Spurred on by the holiday data breach at Target stores, Sen. Patrick Leahy (D-VT) today reintroduced a revamped version of the Personal Data Privacy Security Act that he originally authored in 2005. Leahy has reintroduced the bill in each of the last four Congresses.
“When I first introduced this bill nine years ago, I had high hopes of bringing urgently needed data privacy reforms to the American people,” Leahy said in a statement today, noting that recent events compelled him to continue to push the legislation.
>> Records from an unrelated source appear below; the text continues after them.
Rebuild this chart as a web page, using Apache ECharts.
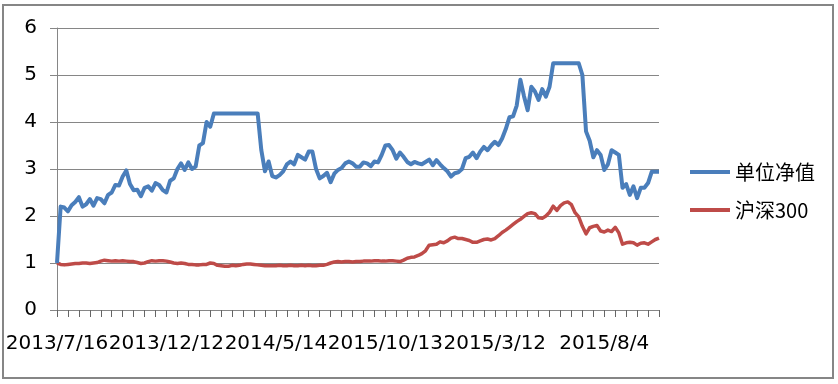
<!DOCTYPE html>
<html>
<head>
<meta charset="utf-8">
<script src="https://cdn.jsdelivr.net/npm/echarts@6/dist/echarts.min.js"></script>
<style>
html,body{margin:0;padding:0;background:#fff;}
#chart{width:838px;height:384px;}
</style>
</head>
<body>
<div id="chart"></div>
<script>
const tickLabels = ['2013/7/16', '2013/12/12', '2014/5/14', '2015/10/13', '2015/3/12', '2015/8/4'];
const seriesNames = ['单位净值', '沪深300'];

const navValues = [
  1.0, 2.2, 2.18, 2.1, 2.23, 2.3, 2.4, 2.2, 2.25, 2.36,
  2.22, 2.38, 2.36, 2.27, 2.45, 2.5, 2.66, 2.65, 2.84, 2.97,
  2.68, 2.55, 2.56, 2.42, 2.6, 2.63, 2.54, 2.7, 2.66, 2.55,
  2.5, 2.75, 2.8, 3.0, 3.12, 2.98, 3.14, 3.0, 3.05, 3.5,
  3.55, 4.0, 3.9, 4.18, 4.18, 4.18, 4.18, 4.18, 4.18, 4.18,
  4.18, 4.18, 4.18, 4.18, 4.18, 4.18, 3.4, 2.95, 3.16, 2.85,
  2.82, 2.87, 2.95, 3.1, 3.16, 3.1, 3.3, 3.25, 3.2, 3.37,
  3.37, 3.0, 2.8, 2.85, 2.92, 2.72, 2.9, 2.98, 3.02, 3.12,
  3.16, 3.12, 3.05, 3.05, 3.14, 3.12, 3.06, 3.16, 3.14, 3.3,
  3.5, 3.51, 3.4, 3.22, 3.35, 3.26, 3.15, 3.1, 3.15, 3.12,
  3.1, 3.15, 3.2, 3.08, 3.19, 3.1, 3.02, 2.95, 2.84, 2.91,
  2.93, 3.0, 3.23, 3.26, 3.35, 3.23, 3.37, 3.47, 3.4, 3.5,
  3.58, 3.51, 3.65, 3.85, 4.1, 4.12, 4.35, 4.9, 4.55, 4.25,
  4.75, 4.65, 4.47, 4.7, 4.54, 4.75, 5.25, 5.25, 5.25, 5.25,
  5.25, 5.25, 5.25, 5.25, 5.0, 3.8, 3.6, 3.25, 3.4, 3.3,
  2.98, 3.1, 3.4, 3.35, 3.3, 2.6, 2.68, 2.45, 2.63, 2.38,
  2.6, 2.6, 2.7, 2.94, 2.94, 2.94
];

const hs300Values = [
  1.0, 0.97, 0.96, 0.97, 0.98, 0.99, 0.99, 1.0, 1.0, 0.99,
  1.0, 1.01, 1.04, 1.06, 1.05, 1.04, 1.05, 1.04, 1.05, 1.04,
  1.03, 1.03, 1.01, 0.99, 1.0, 1.03, 1.05, 1.04, 1.05, 1.05,
  1.04, 1.02, 1.0, 0.99, 1.0, 0.99, 0.97, 0.97, 0.96, 0.96,
  0.97, 0.97, 1.0, 0.99, 0.95, 0.94, 0.93, 0.93, 0.95, 0.94,
  0.95, 0.97, 0.98, 0.98, 0.97, 0.96, 0.95, 0.94, 0.94, 0.94,
  0.94, 0.95, 0.94, 0.94, 0.95, 0.94, 0.94, 0.95, 0.94, 0.95,
  0.94, 0.94, 0.95, 0.95, 0.97, 1.0, 1.02, 1.03, 1.02, 1.03,
  1.03, 1.02, 1.03, 1.03, 1.04, 1.04, 1.04, 1.05, 1.05, 1.04,
  1.04, 1.05, 1.05, 1.04, 1.03, 1.06, 1.1, 1.12, 1.13, 1.16,
  1.2, 1.26, 1.38, 1.39, 1.4, 1.45, 1.43, 1.47, 1.53, 1.55,
  1.52, 1.52, 1.5, 1.48, 1.44, 1.44, 1.47, 1.5, 1.51, 1.49,
  1.52, 1.58, 1.65, 1.7, 1.76, 1.82, 1.88, 1.93, 1.99, 2.05,
  2.07, 2.05, 1.96, 1.95, 2.0, 2.08, 2.21, 2.12, 2.22, 2.28,
  2.3, 2.24, 2.07, 1.98, 1.78, 1.62, 1.75, 1.78, 1.8, 1.68,
  1.66, 1.7, 1.67, 1.76, 1.64, 1.4, 1.43, 1.44, 1.43, 1.38,
  1.42, 1.43, 1.4, 1.45, 1.5, 1.53
];

const labelEvery = 30;
const categories = navValues.map((_, i) => String(i));

const chart = echarts.init(document.getElementById('chart'), null, {renderer: 'canvas'});
const axisGray = '#868686';
chart.setOption({
  animation: false,
  backgroundColor: '#ffffff',
  graphic: [{
    type: 'rect',
    shape: {x: 3, y: 5, width: 830, height: 373},
    style: {fill: 'none', stroke: axisGray, lineWidth: 2},
    silent: true
  }],
  grid: {left: 57, right: 179, top: 28, bottom: 74, containLabel: false},
  legend: {
    orient: 'vertical',
    left: 690,
    top: 162,
    padding: 0,
    itemWidth: 40,
    itemHeight: 4,
    itemGap: 18,
    icon: 'rect',
    textStyle: {fontFamily: 'Noto Sans CJK SC', fontSize: 20, color: '#000'},
    data: seriesNames
  },
  xAxis: {
    type: 'category',
    boundaryGap: false,
    data: categories,
    axisLine: {lineStyle: {color: axisGray, width: 1}},
    axisTick: {show: true, interval: 2, length: 7, lineStyle: {color: '#666666', width: 1}},
    axisLabel: {
      interval: labelEvery - 1,
      margin: 24,
      fontFamily: 'DejaVu Sans',
      fontSize: 20,
      color: '#000',
      formatter: (v, i) => tickLabels[Math.round(i / labelEvery)] || ''
    },
    splitLine: {show: false}
  },
  yAxis: {
    type: 'value',
    min: 0,
    max: 6,
    interval: 1,
    axisLine: {show: true, lineStyle: {color: axisGray, width: 1}},
    axisTick: {show: true, length: 7, lineStyle: {color: axisGray}},
    axisLabel: {margin: 20, fontFamily: 'DejaVu Sans', fontSize: 20, color: '#000'},
    splitLine: {show: true, lineStyle: {color: axisGray, width: 1}}
  },
  series: [
    {
      name: seriesNames[0],
      type: 'line',
      data: navValues,
      showSymbol: false,
      symbol: 'none',
      color: '#4A7EBB',
      lineStyle: {width: 4, color: '#4A7EBB', join: 'round'},
      z: 3
    },
    {
      name: seriesNames[1],
      type: 'line',
      data: hs300Values,
      showSymbol: false,
      symbol: 'none',
      color: '#BE4B48',
      lineStyle: {width: 3.5, color: '#BE4B48', join: 'round'},
      z: 2
    }
  ]
});
</script>
</body>
</html>
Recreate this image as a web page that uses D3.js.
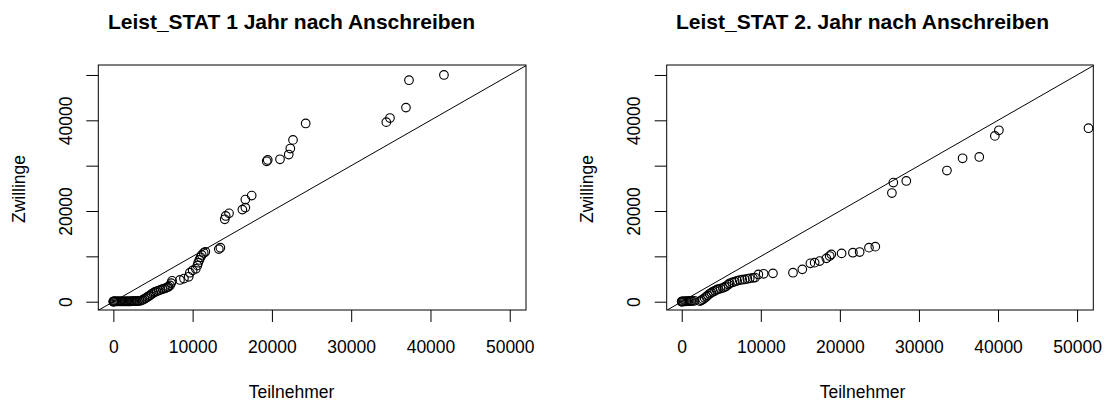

“The recent data breach at Target involving the debit and credit card data of as many as 40 million customers during the Christmas holidays is a reminder that developing a comprehensive national strategy to protect data privacy and cybersecurity remains one of the most challenging and important issues facing our Nation,” Leahy noted.
The bill calls for:
- Severe criminal penalties for individuals who intentionally or willfully conceal a security breach causing economic damage to consumers
- A requirement that companies maintain and implement internal policies to protect data privacy and security
- An update of the Computer Fraud and Abuse Act to make attempted computer hacking and conspiracy to commit computer hacking punishable under the same criminal penalties as the underlying offense
The Federal Trade Commission and the Departments of Justice and Homeland Security were consulted by his staff in redrafting this version of the bill, Leahy said.
“This is a comprehensive bill that not only addresses the need to provide Americans with notice when they have been victims of a data breach, but that also deals with the underlying problem of lax security and lack of accountability to help prevent data breaches from occurring in the first place,” Leahy said, adding that its passage was one of his priorities as Chairman of the Senate Judiciary Committee.